◆ Given data:
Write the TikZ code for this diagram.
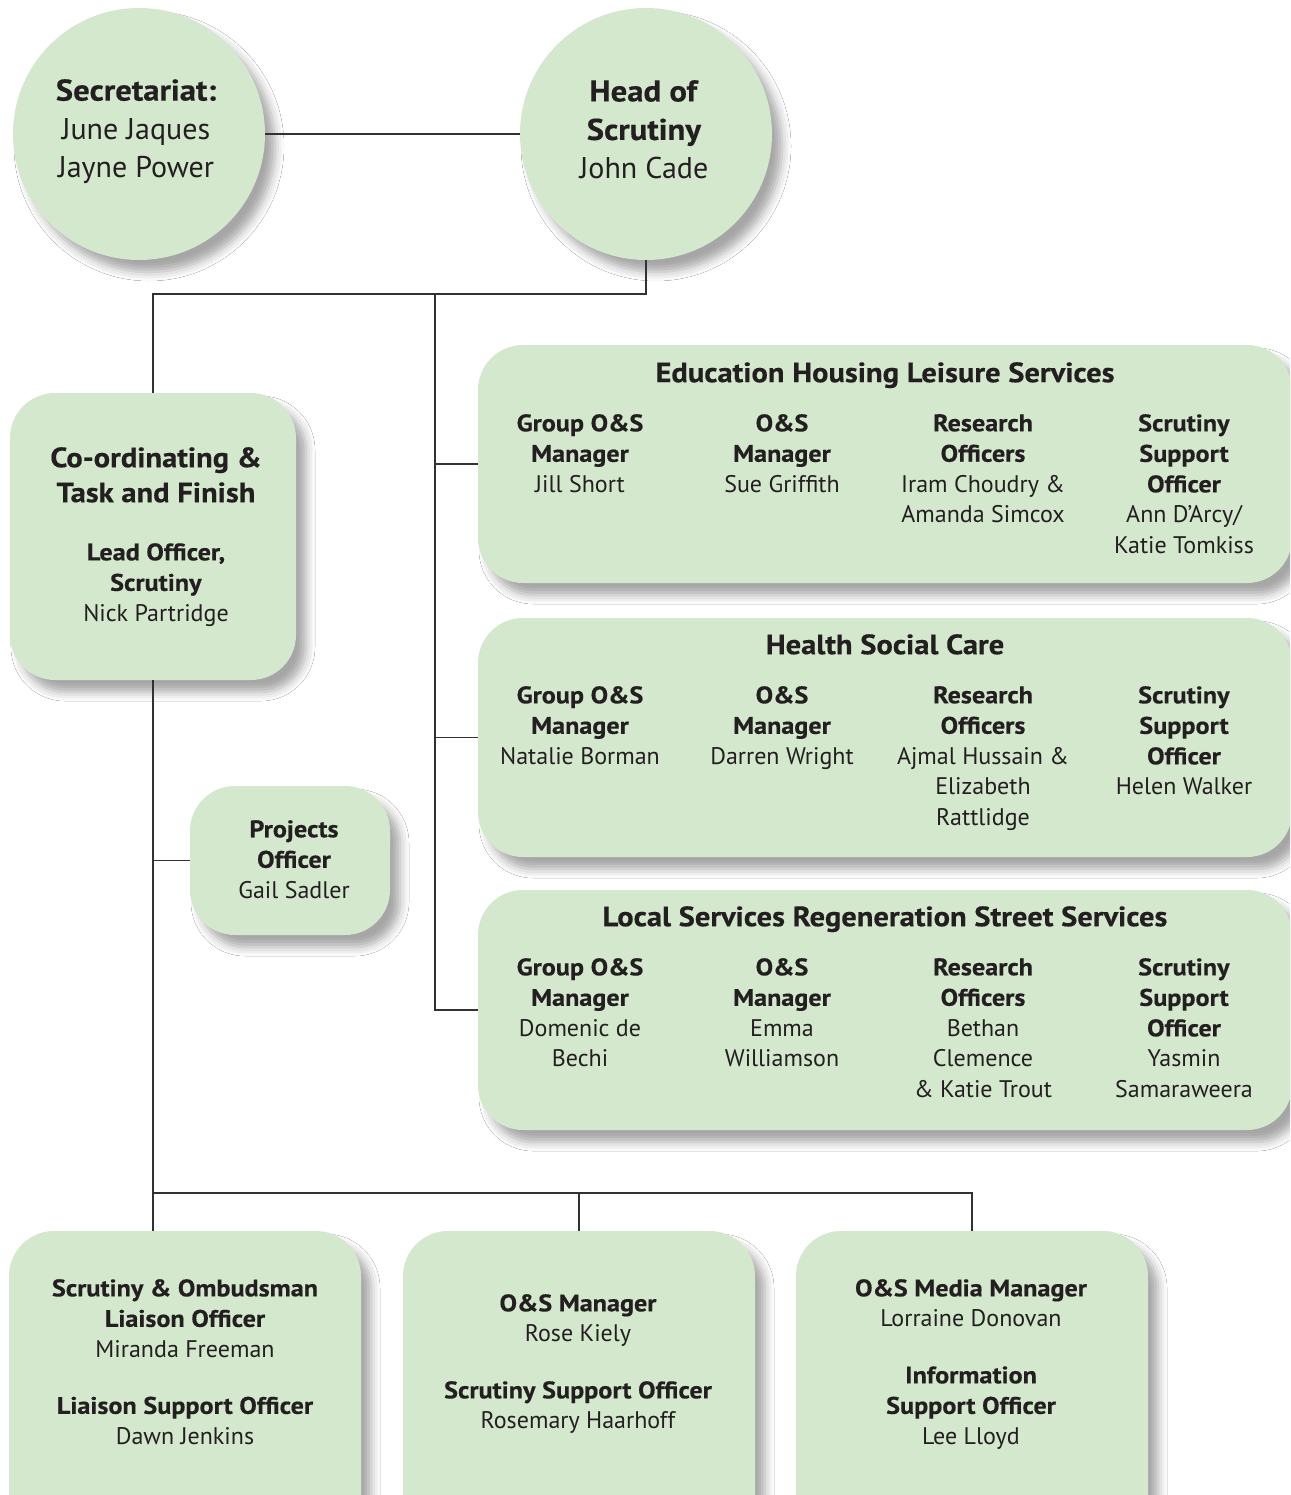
\documentclass[tikz,border=0pt]{standalone}
\usepackage{fontspec}
\setmainfont{PT Sans}[BoldFeatures={FakeStretch=1.09,FakeBold=0.4}]
\usetikzlibrary{shadows.blur}
\definecolor{boxgreen}{RGB}{211,232,204}
\definecolor{txt}{RGB}{35,31,32}
\definecolor{ln}{RGB}{50,50,50}
\newcommand\fs[2]{\fontsize{#1}{#2}\selectfont}
\begin{document}
\begin{tikzpicture}[x=1pt,y=-1pt,
  shad/.style={blur shadow={shadow xshift=10pt, shadow yshift=-12pt, shadow blur radius=9pt, shadow opacity=35}},
  bubble/.style={circle, fill=boxgreen, minimum size=252pt, inner sep=0pt, shad},
  panel/.style={rectangle, rounded corners=45pt, fill=boxgreen, inner sep=0pt, shad},
  txtblk/.style={anchor=north, align=center, inner sep=0pt, text=txt, font=\fs{24}{30.5}},
  ttl/.style={anchor=north, align=center, inner sep=0pt, text=txt, font=\fs{28}{33}\bfseries},
  conn/.style={draw=ln, line width=1.3pt}]
\clip (0,0) rectangle (1290,1495);
\fill[white] (0,0) rectangle (1290,1495);
% shapes
\node[bubble] (sec) at (139,134) {};
\node[bubble] (head) at (646,134) {};
\node[panel, minimum width=286pt, minimum height=287pt] (coord) at (153,536.5) {};
\node[panel, minimum width=200pt, minimum height=149pt] (proj) at (290,860.5) {};
\node[panel, minimum width=814pt, minimum height=238pt] (ehl) at (885,464) {};
\node[panel, minimum width=814pt, minimum height=239pt] (hsc) at (885,737.5) {};
\node[panel, minimum width=814pt, minimum height=240pt] (lsr) at (885,1010) {};
\node[panel, minimum width=352pt, minimum height=320pt] (b1) at (185,1391) {};
\node[panel, minimum width=352pt, minimum height=320pt] (b2) at (579,1391) {};
\node[panel, minimum width=352pt, minimum height=320pt] (b3) at (972,1391) {};
% connectors
\coordinate (bus) at (435,294);
\coordinate (bb) at (153,1193);
\draw[conn] (sec.east) -- (head.west);
\draw[conn] (head.south) |- (bus) -| (coord.north);
\draw[conn] (bus) |- (ehl.west);
\draw[conn] (bus) |- (hsc.west);
\draw[conn] (bus) |- (lsr.west);
\draw[conn] (coord.south) -- (coord.south |- b1.north);
\draw[conn] (coord.south) |- (proj.west);
\draw[conn] (bb) -| (b2.north);
\draw[conn] (bb) -| (b3.north);
% texts
\node[txtblk, font=\fs{30}{38.5}] (sect) at (136,79) {\textbf{Secretariat:}\\June Jaques\\Jayne Power};
\node[txtblk, font=\fs{30}{38.5}] (headt) at (644,80) {\textbf{Head of}\\\textbf{Scrutiny}\\John Cade};
\node[txtblk, font=\fs{28}{35}\bfseries] (coordt) at (156,447) {Co-ordinating \&\\Task and Finish};
\node[txtblk] (coordl) at (156,543) {\textbf{Lead Officer,}\\\textbf{Scrutiny}\\Nick Partridge};
\node[txtblk] (projt) at (294,820) {\textbf{Projects}\\\textbf{Officer}\\Gail Sadler};
% EHL
\node[ttl] (ehlt) at (885,362) {Education Housing Leisure Services};
\node[txtblk] (e1) at (580,414) {\textbf{Group O\&S}\\\textbf{Manager}\\Jill Short};
\node[txtblk] (e2) at (782,414) {\textbf{O\&S}\\\textbf{Manager}\\Sue Griffith};
\node[txtblk] (e3) at (983,414) {\textbf{Research}\\\textbf{Officers}\\Iram Choudry \&\\Amanda Simcox};
\node[txtblk] (e4) at (1184,414) {\textbf{Scrutiny}\\\textbf{Support}\\\textbf{Officer}\\Ann D’Arcy/\\Katie Tomkiss};
% HSC
\node[ttl] (hsct) at (885,634) {Health Social Care};
\node[txtblk] (h1) at (580,686) {\textbf{Group O\&S}\\\textbf{Manager}\\Natalie Borman};
\node[txtblk] (h2) at (782,686) {\textbf{O\&S}\\\textbf{Manager}\\Darren Wright};
\node[txtblk] (h3) at (983,686) {\textbf{Research}\\\textbf{Officers}\\Ajmal Hussain \&\\Elizabeth\\Rattlidge};
\node[txtblk] (h4) at (1184,686) {\textbf{Scrutiny}\\\textbf{Support}\\\textbf{Officer}\\Helen Walker};
% LSR
\node[ttl] (lsrt) at (885,906) {Local Services Regeneration Street Services};
\node[txtblk] (l1) at (580,958) {\textbf{Group O\&S}\\\textbf{Manager}\\Domenic de\\Bechi};
\node[txtblk] (l2) at (782,958) {\textbf{O\&S}\\\textbf{Manager}\\Emma\\Williamson};
\node[txtblk] (l3) at (983,958) {\textbf{Research}\\\textbf{Officers}\\Bethan\\Clemence\\\& Katie Trout};
\node[txtblk] (l4) at (1184,958) {\textbf{Scrutiny}\\\textbf{Support}\\\textbf{Officer}\\Yasmin\\Samaraweera};
% bottom
\node[txtblk] (b1t) at (185,1279) {\textbf{Scrutiny \& Ombudsman}\\\textbf{Liaison Officer}\\Miranda Freeman\\[26pt]\textbf{Liaison Support Officer}\\Dawn Jenkins};
\node[txtblk] (b2t) at (578,1294) {\textbf{O\&S Manager}\\Rose Kiely\\[26pt]\textbf{Scrutiny Support Officer}\\Rosemary Haarhoff};
\node[txtblk] (b3t) at (971,1279) {\textbf{O\&S Media Manager}\\Lorraine Donovan\\[26pt]\textbf{Information}\\\textbf{Support Officer}\\Lee Lloyd};
\end{tikzpicture}
\end{document}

◆ Objective:
Take the data above and repeat it exactly, leaving each picture out.

◆ Written reply:
Write the TikZ code for this diagram.
\documentclass[tikz,border=0pt]{standalone}
\usepackage{fontspec}
\setmainfont{PT Sans}[BoldFeatures={FakeStretch=1.09,FakeBold=0.4}]
\usetikzlibrary{shadows.blur}
\definecolor{boxgreen}{RGB}{211,232,204}
\definecolor{txt}{RGB}{35,31,32}
\definecolor{ln}{RGB}{50,50,50}
\newcommand\fs[2]{\fontsize{#1}{#2}\selectfont}
\begin{document}
\begin{tikzpicture}[x=1pt,y=-1pt,
  shad/.style={blur shadow={shadow xshift=10pt, shadow yshift=-12pt, shadow blur radius=9pt, shadow opacity=35}},
  bubble/.style={circle, fill=boxgreen, minimum size=252pt, inner sep=0pt, shad},
  panel/.style={rectangle, rounded corners=45pt, fill=boxgreen, inner sep=0pt, shad},
  txtblk/.style={anchor=north, align=center, inner sep=0pt, text=txt, font=\fs{24}{30.5}},
  ttl/.style={anchor=north, align=center, inner sep=0pt, text=txt, font=\fs{28}{33}\bfseries},
  conn/.style={draw=ln, line width=1.3pt}]
\clip (0,0) rectangle (1290,1495);
\fill[white] (0,0) rectangle (1290,1495);
% shapes
\node[bubble] (sec) at (139,134) {};
\node[bubble] (head) at (646,134) {};
\node[panel, minimum width=286pt, minimum height=287pt] (coord) at (153,536.5) {};
\node[panel, minimum width=200pt, minimum height=149pt] (proj) at (290,860.5) {};
\node[panel, minimum width=814pt, minimum height=238pt] (ehl) at (885,464) {};
\node[panel, minimum width=814pt, minimum height=239pt] (hsc) at (885,737.5) {};
\node[panel, minimum width=814pt, minimum height=240pt] (lsr) at (885,1010) {};
\node[panel, minimum width=352pt, minimum height=320pt] (b1) at (185,1391) {};
\node[panel, minimum width=352pt, minimum height=320pt] (b2) at (579,1391) {};
\node[panel, minimum width=352pt, minimum height=320pt] (b3) at (972,1391) {};
% connectors
\coordinate (bus) at (435,294);
\coordinate (bb) at (153,1193);
\draw[conn] (sec.east) -- (head.west);
\draw[conn] (head.south) |- (bus) -| (coord.north);
\draw[conn] (bus) |- (ehl.west);
\draw[conn] (bus) |- (hsc.west);
\draw[conn] (bus) |- (lsr.west);
\draw[conn] (coord.south) -- (coord.south |- b1.north);
\draw[conn] (coord.south) |- (proj.west);
\draw[conn] (bb) -| (b2.north);
\draw[conn] (bb) -| (b3.north);
% texts
\node[txtblk, font=\fs{30}{38.5}] (sect) at (136,79) {\textbf{Secretariat:}\\June Jaques\\Jayne Power};
\node[txtblk, font=\fs{30}{38.5}] (headt) at (644,80) {\textbf{Head of}\\\textbf{Scrutiny}\\John Cade};
\node[txtblk, font=\fs{28}{35}\bfseries] (coordt) at (156,447) {Co-ordinating \&\\Task and Finish};
\node[txtblk] (coordl) at (156,543) {\textbf{Lead Officer,}\\\textbf{Scrutiny}\\Nick Partridge};
\node[txtblk] (projt) at (294,820) {\textbf{Projects}\\\textbf{Officer}\\Gail Sadler};
% EHL
\node[ttl] (ehlt) at (885,362) {Education Housing Leisure Services};
\node[txtblk] (e1) at (580,414) {\textbf{Group O\&S}\\\textbf{Manager}\\Jill Short};
\node[txtblk] (e2) at (782,414) {\textbf{O\&S}\\\textbf{Manager}\\Sue Griffith};
\node[txtblk] (e3) at (983,414) {\textbf{Research}\\\textbf{Officers}\\Iram Choudry \&\\Amanda Simcox};
\node[txtblk] (e4) at (1184,414) {\textbf{Scrutiny}\\\textbf{Support}\\\textbf{Officer}\\Ann D’Arcy/\\Katie Tomkiss};
% HSC
\node[ttl] (hsct) at (885,634) {Health Social Care};
\node[txtblk] (h1) at (580,686) {\textbf{Group O\&S}\\\textbf{Manager}\\Natalie Borman};
\node[txtblk] (h2) at (782,686) {\textbf{O\&S}\\\textbf{Manager}\\Darren Wright};
\node[txtblk] (h3) at (983,686) {\textbf{Research}\\\textbf{Officers}\\Ajmal Hussain \&\\Elizabeth\\Rattlidge};
\node[txtblk] (h4) at (1184,686) {\textbf{Scrutiny}\\\textbf{Support}\\\textbf{Officer}\\Helen Walker};
% LSR
\node[ttl] (lsrt) at (885,906) {Local Services Regeneration Street Services};
\node[txtblk] (l1) at (580,958) {\textbf{Group O\&S}\\\textbf{Manager}\\Domenic de\\Bechi};
\node[txtblk] (l2) at (782,958) {\textbf{O\&S}\\\textbf{Manager}\\Emma\\Williamson};
\node[txtblk] (l3) at (983,958) {\textbf{Research}\\\textbf{Officers}\\Bethan\\Clemence\\\& Katie Trout};
\node[txtblk] (l4) at (1184,958) {\textbf{Scrutiny}\\\textbf{Support}\\\textbf{Officer}\\Yasmin\\Samaraweera};
% bottom
\node[txtblk] (b1t) at (185,1279) {\textbf{Scrutiny \& Ombudsman}\\\textbf{Liaison Officer}\\Miranda Freeman\\[26pt]\textbf{Liaison Support Officer}\\Dawn Jenkins};
\node[txtblk] (b2t) at (578,1294) {\textbf{O\&S Manager}\\Rose Kiely\\[26pt]\textbf{Scrutiny Support Officer}\\Rosemary Haarhoff};
\node[txtblk] (b3t) at (971,1279) {\textbf{O\&S Media Manager}\\Lorraine Donovan\\[26pt]\textbf{Information}\\\textbf{Support Officer}\\Lee Lloyd};
\end{tikzpicture}
\end{document}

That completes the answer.